Peru PM says he will quit over clashes

By Teresa Cespedes and Terry Wade

LIMA, June 16 (Reuters) - Peruvian President Alan Garcia's cabinet chief will step down in the face of opposition demands for his ouster over deadly clashes between police and Amazon tribes in resource-rich jungles on northern Peru.

Prime Minister Yehude Simon said on Tuesday he plans to resign after persuading the Peruvian Congress to repeal two controversial laws that native groups say would speed up the destruction of their jungle habitat.

"I am going to go for sure as soon as calm returns in the coming weeks," he said on RPP radio, a day after apologizing to indigenous leaders and acknowledging the government had failed to win their support before passing the laws.

At least 34 people died in police raids ordered 11 days ago to end blockades of roads and rivers in the forest. Both police and protesters died in the violence that shocked the country.

The conflict, the worst since Garcia took office in 2006, has threatened to slow his drive to lure billions of dollars in foreign investment to a country rich in natural resources but where 60 percent of rural people live in poverty.

The clashes have also drawn criticism from Peru's Andean neighbor Bolivia, whose first indigenous head of state, President Evo Morales, said the violence amounted to genocide against native peoples.

Peruvian Foreign Minister Jose Antonio Garcia Belaunde rejected the charge on Tuesday, calling leftist Morales "an enemy of Peru" in an interview with Reuters.

BACKTRACKING

The Amazon tribes said they would call off lingering protests if the laws, which they fear would turn the rainforest over to foreign oil, gas and mining companies, are repealed. Congress is expected to do so in a few days.

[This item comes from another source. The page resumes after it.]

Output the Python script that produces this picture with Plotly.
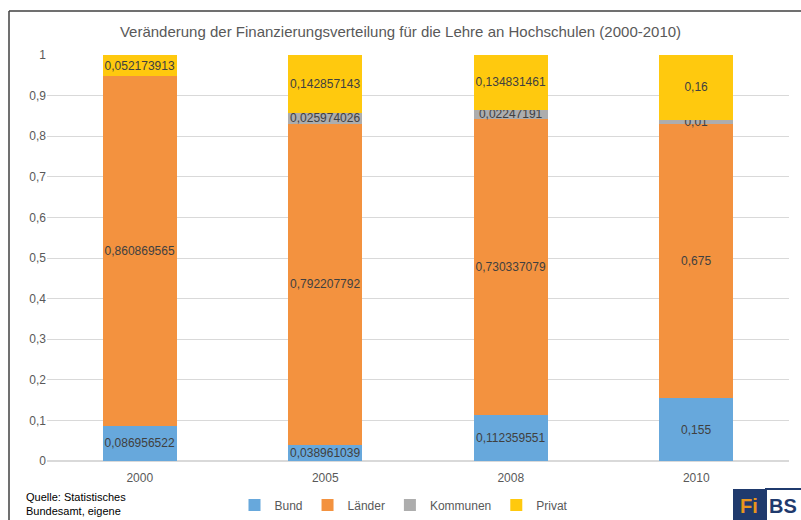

"They all were saying the government couldn't be flexible, and now the government is finally backtracking," said Gino Costa, a former interior minister, who expects more heads to roll in Garcia's cabinet.

Costa said he expects the justice, environment, trade and agriculture ministers to be fired next month for first botching the negotiations with protesters, then resorting to force, only to cave in to the demonstrators' demands when the violence was widely condemned.

"How many people had to die for the government to realize that the laws were poorly done?" said Daysi Zapata, a leader of Aidesep, an indigenous rights group.

Garcia, whose approval rating is at 30 percent, issued a series of decrees last year using special powers Congress gave him to implement a free-trade agreement with the United States. The tribes say he went too far and wrote laws that undermine their control over ancestral lands and natural resources.

Even if the laws are overturned, Garcia plans to push ahead with his development model based on free trade and foreign investment. He hopes eventually to convince the tribes that his plans would lift millions out of poverty.

"I am one who looks to the future and I don't get hung up on obstacles," he said on Tuesday. "Time will show that those who reject something today will end up being the first to ask for it in the future because they need development, investment and a better life."